Luz, sombra, identidad esencial de los contrarios, posible porque los contrarios son sólo términos, conceptos que dan forma a la multiplicidad, y que sólo son posibles en usted, la luz que proviene de sí misma, que deambula en sí misma y se dirige hacia sí misma. No hay otro rastro en el devenir de la existencia, no hay otra aventura posible en las mascaradas de la finitud. Puede usted gritarse: “No me hice a mí mismo, provengo de otra cosa”; es el adjudicarse un origen, una cuna imaginaria para el ser, un nacer de lo que no ha nacido. De ahí que cualquier fraseo como “Tú eres polvo y al polvo has de volver” es reducir el ser a la cáscara de lo pasajero, y no es más que imaginaria suposición; y esta eventual hipótesis proviene también de tu propia realidad: primero existes tú, y después aventuras un albur conceptual, un juicio como ese. Es el riesgo, la libertad para la equivocación, la deslimitación de lo probable haciendo cuentas con su propio haber; un inventario con todo lo posible, la suposición y la certeza mezclando sus contornos difusos, su dispersarse en la multiformidad de los caminos que muestran toda manifestación.

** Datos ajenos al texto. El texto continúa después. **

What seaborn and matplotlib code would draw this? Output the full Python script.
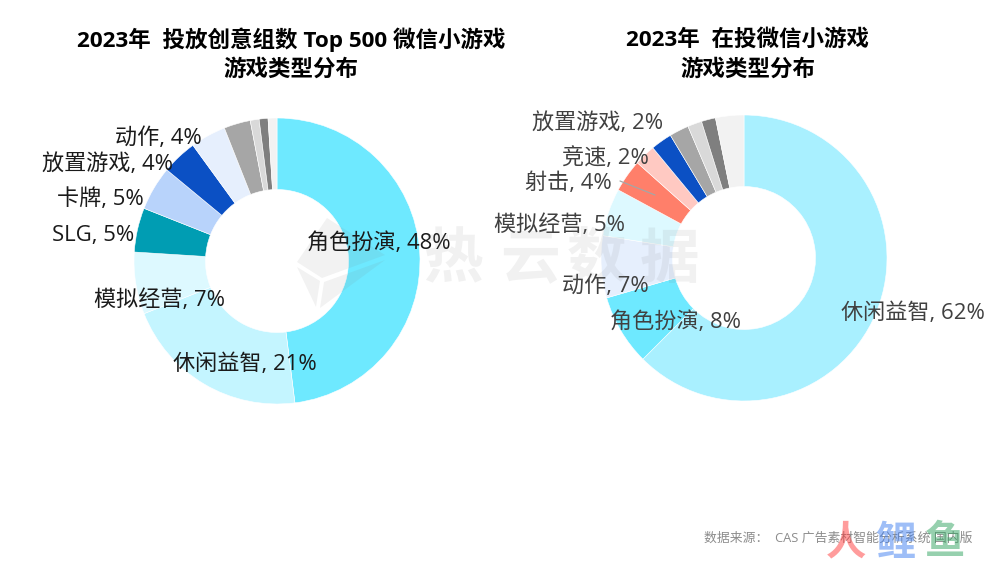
import matplotlib
matplotlib.use("Agg")
import matplotlib.pyplot as plt
from matplotlib.patches import Polygon
import seaborn as sns

sns.set_theme(style="white")
plt.rcParams['font.family'] = ['Open Sans', 'Noto Sans CJK SC', 'DejaVu Sans']

# ---------- data ----------
left_names = ["角色扮演", "休闲益智", "模拟经营", "SLG", "卡牌", "放置游戏", "动作", "其他1", "其他2", "其他3", "其他4"]
left_values = [48, 21, 7, 5, 5, 4, 4, 3, 1, 1, 1]
left_colors = ["#6EE9FF", "#C4F5FF", "#DDF9FF", "#009DB3", "#B8D3FB", "#0B50C4",
               "#E6EFFD", "#A6A6A6", "#D9D9D9", "#7F7F7F", "#F2F2F2"]

right_names = ["休闲益智", "角色扮演", "动作", "模拟经营", "射击", "竞速", "放置游戏", "其他1", "其他2", "其他3", "其他4"]
right_values = [62.5, 8, 7, 5.4, 3.7, 2.4, 2.4, 2.2, 1.6, 1.6, 3.2]
right_colors = ["#A9F0FF", "#6EE9FF", "#E6EFFD", "#DDF9FF", "#FF7F6A", "#FFC9C2",
                "#0B50C4", "#A6A6A6", "#D9D9D9", "#7F7F7F", "#F2F2F2"]

left_labels = ["角色扮演, 48%", "休闲益智, 21%", "模拟经营, 7%", "SLG, 5%", "卡牌, 5%", "放置游戏, 4%", "动作, 4%"]
right_labels = ["休闲益智, 62%", "角色扮演, 8%", "动作, 7%", "模拟经营, 5%", "射击, 4%", "竞速, 2%", "放置游戏, 2%"]

left_title = ["2023年  投放创意组数 Top 500 微信小游戏", "游戏类型分布"]
right_title = ["2023年  在投微信小游戏", "游戏类型分布"]
source = "数据来源：  CAS 广告素材智能分析系统 国内版"

# ---------- layout (pixels) ----------
W, H = 992, 567
R = 143
left_center = (277, 261)
right_center = (744, 258)
left_label_pos = [(379, 243), (245, 364), (160, 300), (93, 235), (100, 199), (108, 164), (158, 138)]
right_label_pos = [(913, 313), (675, 322), (605, 286), (560, 225), (568, 183), (605, 158), (598, 123)]

fig = plt.figure(figsize=(W / 100, H / 100), dpi=100, facecolor="white")


def donut(center, values, colors):
    cx, cy = center
    ax = fig.add_axes([(cx - R) / W, 1 - (cy + R) / H, 2 * R / W, 2 * R / H])
    ax.pie(values, colors=sns.color_palette(colors), startangle=90, counterclock=False,
           radius=1, wedgeprops=dict(width=0.5, edgecolor="white", linewidth=0.4))
    ax.set_xlim(-1, 1)
    ax.set_ylim(-1, 1)
    ax.set_axis_off()


donut(left_center, left_values, left_colors)
donut(right_center, right_values, right_colors)

# overlay in pixel coordinates for text and watermarks
ov = fig.add_axes([0, 0, 1, 1], facecolor="none")
ov.set_xlim(0, W)
ov.set_ylim(H, 0)
ov.set_axis_off()

for txt, (x, y) in zip(left_labels, left_label_pos):
    ov.text(x, y, txt, fontsize=15.9, color="#1a1a1a", ha="center", va="center")
for txt, (x, y) in zip(right_labels, right_label_pos):
    ov.text(x, y, txt, fontsize=15.9, color="#404040", ha="center", va="center")
ov.plot([620, 655], [181, 195], color="#a6a6a6", lw=0.9)

for line, y in zip(left_title, (40, 70)):
    ov.text(291, y, line, fontsize=16.2, fontweight="bold", color="black", ha="center", va="center")
for line, y in zip(right_title, (40, 70)):
    ov.text(748, y, line, fontsize=16.2, fontweight="bold", color="black", ha="center", va="center")

ov.text(972, 538, source, fontsize=9.25, color="#8c8c8c", ha="right", va="center")

# 热云数据 watermark
for ch, x in zip("热云数据", (453, 530, 597, 670)):
    ov.text(x, 262, ch, fontsize=43, fontweight="bold", color="#808080", alpha=0.11, ha="center", va="center")
for pts in ([(297, 262), (327, 218), (385, 255), (322, 278)],
            [(297, 267), (320, 281), (316, 307)],
            [(324, 282), (385, 260), (320, 308)]):
    ov.add_patch(Polygon(pts, closed=True, facecolor="#808080", edgecolor="none", alpha=0.10))

# 鲤鱼 watermark
for ch, x, c in (("人", 846, "#FF3B3B"), ("鲤", 895, "#3F7FF0"), ("鱼", 945, "#2FA35F")):
    ov.text(x, 544, ch, fontsize=29, fontweight="bold", color=c, alpha=0.5, ha="center", va="center")

fig.savefig("out.png", dpi=100)
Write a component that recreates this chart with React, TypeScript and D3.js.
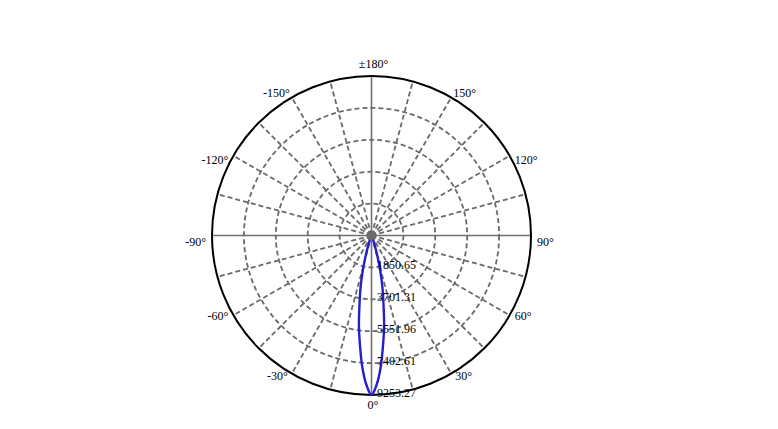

“Luz…más luz”, repetía Goethe instantes antes de morir. Reconozca usted esta luz que es usted mismo; y aunque no quiera, ella no dejará de ser, de estar manifiesta en la existencia, latente en todo acto, juicio, sueño, extravío subliminal, rastreo de los acertijos o goce de los abalorios que abundan en escena. “Esto es Brahman, lo Eterno, y no lo que adoran por aquí las gentes”, repite algún Upanishad; es decir, lo verdaderamente sagrado, secreto, misterio cerrado en su propio nudo, que no se encuentra hasta tanto el antiguo “Conócete a ti mismo” sea tu espejo desde la mañana hasta la noche, el desvelarse en ello con el abandono de todo lo demás; porque, si no, el existir es una transigencia con la inconsciencia, una tienda de gitanos para las provisiones de un día, de un momento, de un instante: la fragilidad incesante de la vanidad, el afanarse imposiblemente en lo insustancial, como el gato que salta tras la mariposa de papel, en un juego que consume el tiempo.
“La verdad está escondida, está rodeada de tinieblas y habita en un jardín misterioso”, es el título del cuadro mío que uso para ilustrar aquí estas pocas líneas. El misterio es el vínculo que atrae las indagaciones, cuando nuestra inquietud por el ser apela a ello; el jardín es usted mismo, la florescencia de toda manifestación espacio-temporal; la noche, la sombra que cubre nuestros ojos. “Toma al cuidado al ente en total”, antigua sentencia de Anaximandro, puede iniciarnos en la hondura reveladora de la tarea que se inmerge en las interrogaciones; y en ello, la propuesta de san Agustín, “No salgas de ti mismo, en ti habita toda la verdad”, hace de mandamiento para rastrear lo que, desde siempre, nunca hemos dejado de ser, así no lo sepamos ni entendamos por ahora, hasta que “El espíritu que se conoce a sí mismo como espíritu” se manifieste como lo Absoluto, según el canon de Hegel.